Records with drawing code
>> Start
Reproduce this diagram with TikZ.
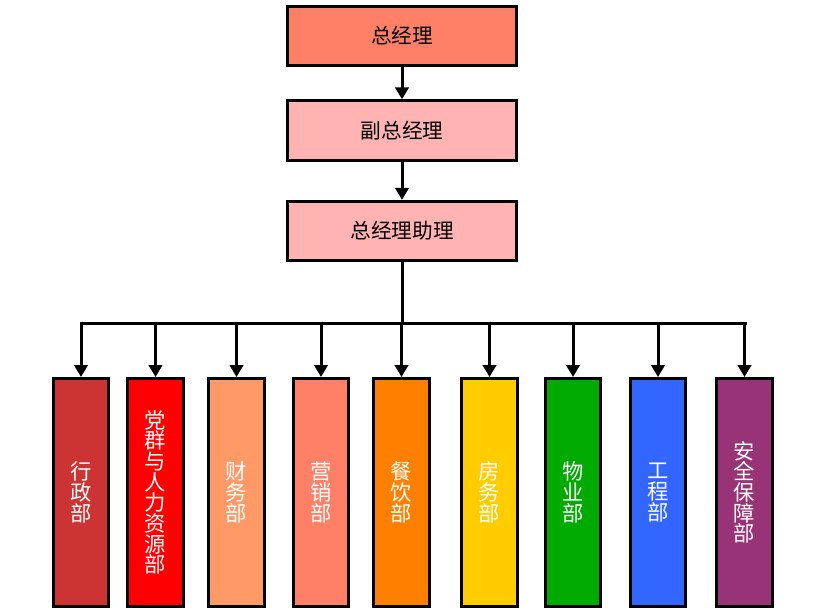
\documentclass[tikz,border=0pt]{standalone}
\usepackage{fontspec}
\setmainfont{Noto Sans CJK SC}
\usetikzlibrary{arrows.meta}

\definecolor{topred}{RGB}{255,128,102}
\definecolor{lightpink}{RGB}{255,179,179}
\definecolor{xzred}{RGB}{204,51,51}
\definecolor{dqred}{RGB}{255,0,0}
\definecolor{cwor}{RGB}{255,153,102}
\definecolor{yxsal}{RGB}{255,128,102}
\definecolor{cyor}{RGB}{255,128,0}
\definecolor{fwyel}{RGB}{255,204,0}
\definecolor{wygreen}{RGB}{0,170,0}
\definecolor{gcblue}{RGB}{51,102,255}
\definecolor{aqpurp}{RGB}{153,51,119}

\begin{document}
\begin{tikzpicture}[x=0.75pt,y=-0.75pt,
    topbox/.style={draw,line width=2.25pt,minimum width=172pt,minimum height=44.5pt,font=\fontsize{15.5}{17}\selectfont},
    deptbox/.style={draw,line width=2.25pt,minimum width=41.5pt,minimum height=171pt,inner sep=0pt,
        text=white,align=center,font=\fontsize{16}{15.5}\selectfont},
    arrow/.style={line width=2.25pt,-{Triangle[width=10pt,length=9pt]}}]
    \useasboundingbox (0,0) rectangle (827,616);

    % Management chain
    \node[topbox,fill=topred] (zjl) at (402,36) {总经理};
    \node[topbox,fill=lightpink] (fzjl) at (402,130.5) {副总经理};
    \node[topbox,fill=lightpink] (zjlzl) at (402,231) {总经理助理};
    \draw[arrow] (zjl) -- (fzjl);
    \draw[arrow] (fzjl) -- (zjlzl);

    % Bus line
    \coordinate (busL) at (81,323);
    \coordinate (busR) at (745,323);
    \draw[line width=2.25pt] (zjlzl.south) -- (zjlzl |- busL);
    \draw[line width=2.25pt,line cap=rect] (busL) -- (busR);

    % Departments
    \foreach \x/\col/\txt [count=\i] in {
        81/xzred/{行\\政\\部},
        155.5/dqred/{党\\群\\与\\人\\力\\资\\源\\部},
        236.5/cwor/{财\\务\\部},
        321/yxsal/{营\\销\\部},
        401.5/cyor/{餐\\饮\\部},
        489.5/fwyel/{房\\务\\部},
        573/wygreen/{物\\业\\部},
        658/gcblue/{工\\程\\部},
        744.5/aqpurp/{安\\全\\保\\障\\部}}
    {
        \node[deptbox,fill=\col] (d\i) at (\x,492.5) {\txt};
        \draw[arrow] (d\i |- busL) -- (d\i.north);
    }
\end{tikzpicture}
\end{document}
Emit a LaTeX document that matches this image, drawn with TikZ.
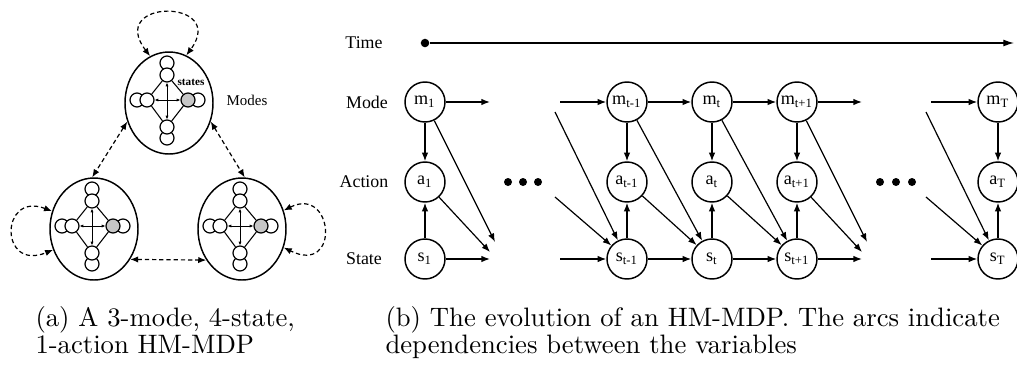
\documentclass[tikz,border=0pt]{standalone}
\usepackage{fontspec}
\newfontfamily\timesf{Liberation Serif}
\usetikzlibrary{arrows.meta}
\usetikzlibrary{shapes.geometric}

\tikzset{
  var/.style={circle, draw, line width=0.55pt, minimum size=15pt, inner sep=0pt,
    font=\timesf\fontsize{6.8}{7}\selectfont},
  dep/.style={line width=0.45pt, -{Latex[length=3.2pt,width=2.4pt]}},
  rowlbl/.style={font=\timesf\fontsize{6.7}{8}\selectfont},
  mode/.style={ellipse, draw, line width=0.55pt, minimum width=33pt,
    minimum height=38.25pt, inner sep=0pt},
  st/.style={circle, draw, fill=white, line width=0.45pt, minimum size=5.25pt, inner sep=0pt},
  inarc/.style={line width=0.35pt, {Latex[length=1.4pt,width=1.2pt]}-{Latex[length=1.4pt,width=1.2pt]}},
  dasharc/.style={line width=0.45pt, dash pattern=on 1.6pt off 1.1pt,
    {Latex[length=3pt,width=2.4pt]}-{Latex[length=3pt,width=2.4pt]}},
  captext/.style={anchor=base west, inner sep=0pt}
}

\begin{document}
\begin{tikzpicture}[x=0.375pt, y=-0.375pt]
\useasboundingbox (0,0) rectangle (1017,369);

% (a) modes and their states
\node[mode] (mtop) at (169,103) {};
\node[mode] (mleft) at (94,229) {};
\node[mode] (mright) at (242,229) {};
\foreach \c in {mtop, mleft, mright} {
  \begin{scope}[shift={(\c.center)}]
    \draw[line width=0.45pt] (-2,-40) circle [radius=7];
    \draw[line width=0.45pt] (-32,-3) circle [radius=7];
    \draw[line width=0.45pt] (29,-3) circle [radius=7];
    \draw[line width=0.45pt] (-2,35) circle [radius=7];
    \node[st] (\c-n) at (-2,-28) {};
    \node[st] (\c-w) at (-22,-3) {};
    \node[st, fill=gray!45] (\c-e) at (19,-3) {};
    \node[st] (\c-s) at (-2,24) {};
    \draw[line width=0.4pt] (\c-n) -- (\c-w);
    \draw[line width=0.4pt] (\c-n) -- (\c-e);
    \draw[line width=0.4pt] (\c-w) -- (\c-s);
    \draw[line width=0.4pt] (\c-e) -- (\c-s);
    \draw[inarc] (\c-n) -- (\c-s);
    \draw[inarc] (\c-w) -- (\c-e);
  \end{scope}
}
\node[font=\timesf\bfseries\fontsize{4.2}{5}\selectfont] (lstates) at (191,82) {states};
\node[font=\timesf\fontsize{5.6}{6}\selectfont] (lmodes) at (247,100) {Modes};

\draw[dasharc] (mtop.204) -- (mleft.92);
\draw[dasharc] (mtop.336) -- (mright.87);
\draw[dasharc] (mleft.-40) -- (mright.221);
\draw[dasharc] (mtop.112) .. controls +(-44,-58) and +(42,-57) .. (mtop.70);
\draw[dasharc] (mleft.157) .. controls +(-52,-20) and +(-54,22) .. (mleft.207);
\draw[dasharc] (mright.24) .. controls +(50,-25) and +(57,28) .. (mright.-24);

% (b) the HM-MDP over time
\node[rowlbl] (ltime) at (364,43) {Time};
\node[rowlbl] (lmode) at (367,102) {Mode};
\node[rowlbl] (laction) at (364,182) {Action};
\node[rowlbl] (lstate) at (364,259) {State};

\node[circle, fill, inner sep=0pt, minimum size=3.2pt] (tstart) at (425,43) {};
\coordinate (tend) at (1014,43);
\draw[line width=0.45pt, -{Latex[length=4pt,width=2.6pt]}] (tstart) -- (tend);

\foreach \x/\n/\s in {425/1/1, 627/tm/t-1, 712/t/t, 797/tp/t+1, 998/T/T} {
  \node[var] (m\n) at (\x,102) {m\textsubscript{\s}};
  \node[var] (a\n) at (\x,182) {a\textsubscript{\s}};
  \node[var] (s\n) at (\x,259) {s\textsubscript{\s}};
  \draw[dep] (m\n) -- (a\n);
  \draw[dep] (s\n) -- (a\n);
}
\foreach \i/\j in {tm/t, t/tp} {
  \draw[dep] (m\i) -- (m\j);
  \draw[dep] (s\i) -- (s\j);
  \draw[dep] (m\i) -- (s\j);
  \draw[dep] (a\i) -- (s\j);
}
% open ends
\foreach \n/\x in {1/425, tp/797} {
  \coordinate (mo\n) at (\x+65,102);
  \coordinate (so\n) at (\x+65,259);
  \coordinate (do\n) at (\x+70,242);
  \coordinate (ao\n) at (\x+65,252);
  \draw[dep] (m\n) -- (mo\n);
  \draw[dep] (s\n) -- (so\n);
  \draw[dep] (m\n) -- (do\n);
  \draw[dep] (a\n) -- (ao\n);
}
\foreach \n/\x in {tm/627, T/998} {
  \coordinate (mi\n) at (\x-67,102);
  \coordinate (si\n) at (\x-67,259);
  \coordinate (di\n) at (\x-72,112);
  \coordinate (ai\n) at (\x-72,197);
  \draw[dep] (mi\n) -- (m\n);
  \draw[dep] (si\n) -- (s\n);
  \draw[dep] (di\n) -- (s\n);
  \draw[dep] (ai\n) -- (s\n);
}
\foreach \x in {508,523,538,880,896,912}
  \fill (\x,182) circle [radius=4];

% captions
\node[captext] (capa1) at (35,326) {(a) A 3-mode, 4-state,};
\node[captext] (capa2) at (35,353) {1-action HM-MDP};
\node[captext] (capb1) at (385,326) {(b) The evolution of an HM-MDP. The arcs indicate};
\node[captext] (capb2) at (385,353) {dependencies between the variables};
\end{tikzpicture}
\end{document}
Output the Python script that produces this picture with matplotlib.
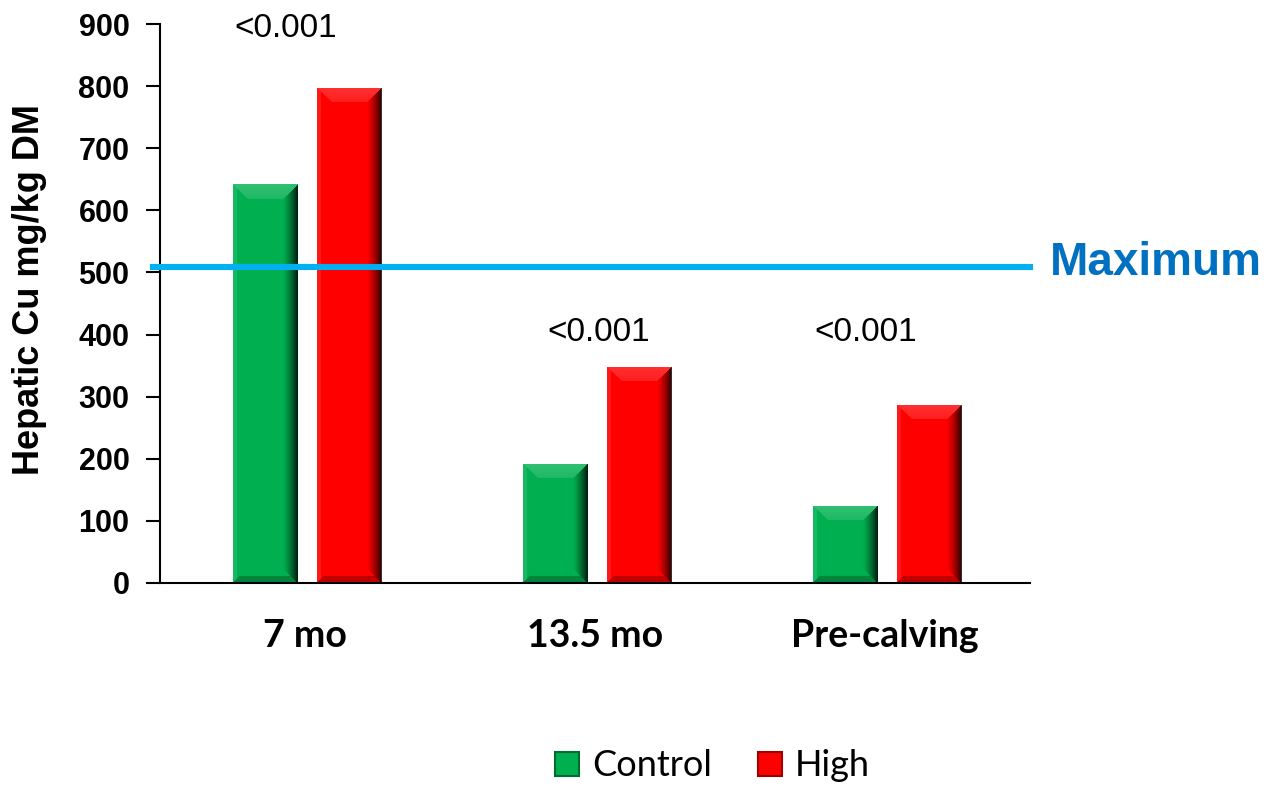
import matplotlib
matplotlib.use('Agg')
import matplotlib.pyplot as plt
from matplotlib.lines import Line2D
import numpy as np

plt.rcParams['font.family'] = ['Liberation Sans', 'DejaVu Sans']

# hepatic copper, mg/kg DM
stages = ['7 mo', '13.5 mo', 'Pre-calving']
control = [642, 192, 124]
high = [797, 348, 287]
p_values = ['<0.001', '<0.001', '<0.001']
maximum = 508
groups = ['Control', 'High']

GREEN = '#00B050'
RED = '#FF0000'


def bevel(ax, x0, width, height, z):
    # shaded edges laid over a bar: light top facet, dark right side and base
    x1 = x0 + width
    p0 = ax.transData.transform((x0, 0))
    p1 = ax.transData.transform((x1, height))
    wpx = max(int(round(p1[0] - p0[0])), 2)
    hpx = max(int(round(p1[1] - p0[1])), 2)
    xx, yy = np.meshgrid(np.arange(wpx) + 0.5, np.arange(hpx) + 0.5)
    dl, dr = xx, wpx - xx
    dt, db = yy, hpx - yy
    D = 15.0
    img = np.zeros((hpx, wpx, 4))
    top = (dt < D) & (dt <= dl) & (dt <= dr)
    right = ~top & (dr < D) & (dr <= db)
    bottom = ~top & ~right & (db < 7) & (db <= dl)
    left = ~top & ~right & ~bottom & (dl < 4)
    img[top, :3] = 1.0
    img[top, 3] = 0.12 + 0.08 * (1 - dt[top] / D)
    img[right, 3] = 0.85 * (1 - dr[right] / D) ** 1.3
    img[bottom, 3] = 0.25
    img[left, :3] = 1.0
    img[left, 3] = 0.10
    ax.imshow(img, extent=(x0, x1, 0, height), origin='upper',
              aspect='auto', interpolation='bilinear', zorder=z)


fig = plt.figure(figsize=(12.68, 7.88), dpi=100)
ax = fig.add_axes([160 / 1268, 1 - 583 / 788, 870 / 1268, 559 / 788])
ax.set_xlim(-0.5, len(stages) - 0.5)
ax.set_ylim(0, 900)

x = np.arange(len(stages))
off = 0.144
bw = 0.222
shift = 0.008
b1 = ax.bar(x + shift - off, control, bw, color=GREEN, zorder=2)
b2 = ax.bar(x + shift + off, high, bw, color=RED, zorder=2)
for bars in (b1, b2):
    for r in bars:
        bevel(ax, r.get_x(), r.get_width(), r.get_height(), 2.5)

ax.set_xlim(-0.5, len(stages) - 0.5)
ax.set_ylim(0, 900)

# maximum tolerable level
ax.axhline(maximum, xmin=-0.008, xmax=1.0, color='#00B0F0', lw=4.4,
           zorder=4, clip_on=False)
ax.text(1.023, maximum - 12, 'Maximum', transform=ax.get_yaxis_transform(),
        color='#0070C0', fontsize=33, fontweight='bold', va='baseline',
        ha='left')

p_pos = [(-0.066, 893), (0.014, 404), (-0.066, 404)]
for i, (dx, yy) in enumerate(p_pos):
    ax.text(x[i] + dx, yy, p_values[i], ha='center', va='center', fontsize=24)

for s in ('top', 'right'):
    ax.spines[s].set_visible(False)
for s in ('left', 'bottom'):
    ax.spines[s].set_linewidth(1.5)

ax.set_yticks(np.arange(0, 901, 100))
ax.tick_params(axis='y', length=10, width=1.5, pad=12, labelsize=22)
for t in ax.get_yticklabels():
    t.set_fontweight('bold')
ax.set_xticks(x)
ax.set_xticklabels(stages, fontsize=27, fontweight='bold', family='Lato')
ax.tick_params(axis='x', length=0, pad=26)

fig.text(30 / 1268, 1 - 290 / 788, 'Hepatic Cu mg/kg DM', rotation=90,
         ha='center', va='center', fontsize=26, fontweight='bold')

handles = [Line2D([], [], ls='none', marker='s', markersize=17,
                  markerfacecolor=c, markeredgecolor=e, markeredgewidth=1.5)
           for c, e in ((GREEN, '#006B30'), (RED, '#9A0000'))]
fig.legend(handles, groups, loc='center', ncol=2, frameon=False,
           bbox_to_anchor=(711 / 1268, 1 - 766 / 788),
           prop={'family': 'Lato', 'size': 26}, handlelength=0.8,
           handletextpad=0.3, columnspacing=1.2)

fig.savefig('out.png', dpi=100)
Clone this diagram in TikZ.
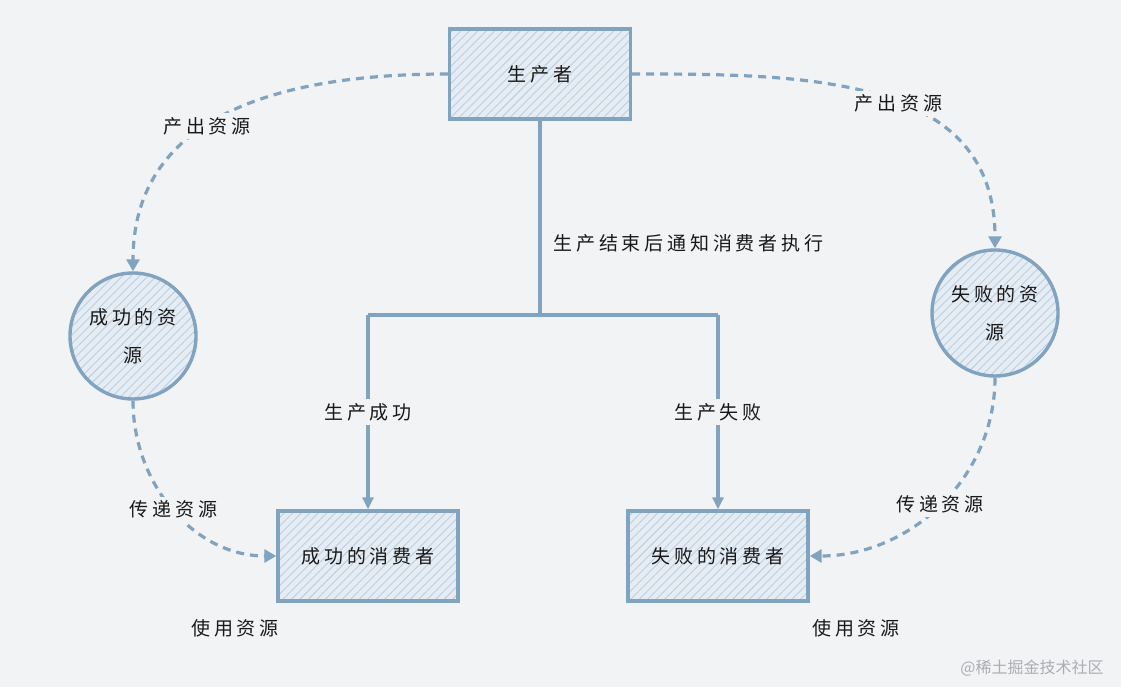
>> End
- [GOAL OF THE EXERCISE]
Begin with the first line of the records and repeat every line up to the one with "(0,0) rectangle (827,616);", counting that line too. Pictures are not part of the copy.

- [FINISHED ANSWER]
Reproduce this diagram with TikZ.
\documentclass[tikz,border=0pt]{standalone}
\usepackage{fontspec}
\setmainfont{Noto Sans CJK SC}
\usetikzlibrary{arrows.meta}

\definecolor{topred}{RGB}{255,128,102}
\definecolor{lightpink}{RGB}{255,179,179}
\definecolor{xzred}{RGB}{204,51,51}
\definecolor{dqred}{RGB}{255,0,0}
\definecolor{cwor}{RGB}{255,153,102}
\definecolor{yxsal}{RGB}{255,128,102}
\definecolor{cyor}{RGB}{255,128,0}
\definecolor{fwyel}{RGB}{255,204,0}
\definecolor{wygreen}{RGB}{0,170,0}
\definecolor{gcblue}{RGB}{51,102,255}
\definecolor{aqpurp}{RGB}{153,51,119}

\begin{document}
\begin{tikzpicture}[x=0.75pt,y=-0.75pt,
    topbox/.style={draw,line width=2.25pt,minimum width=172pt,minimum height=44.5pt,font=\fontsize{15.5}{17}\selectfont},
    deptbox/.style={draw,line width=2.25pt,minimum width=41.5pt,minimum height=171pt,inner sep=0pt,
        text=white,align=center,font=\fontsize{16}{15.5}\selectfont},
    arrow/.style={line width=2.25pt,-{Triangle[width=10pt,length=9pt]}}]
    \useasboundingbox (0,0) rectangle (827,616);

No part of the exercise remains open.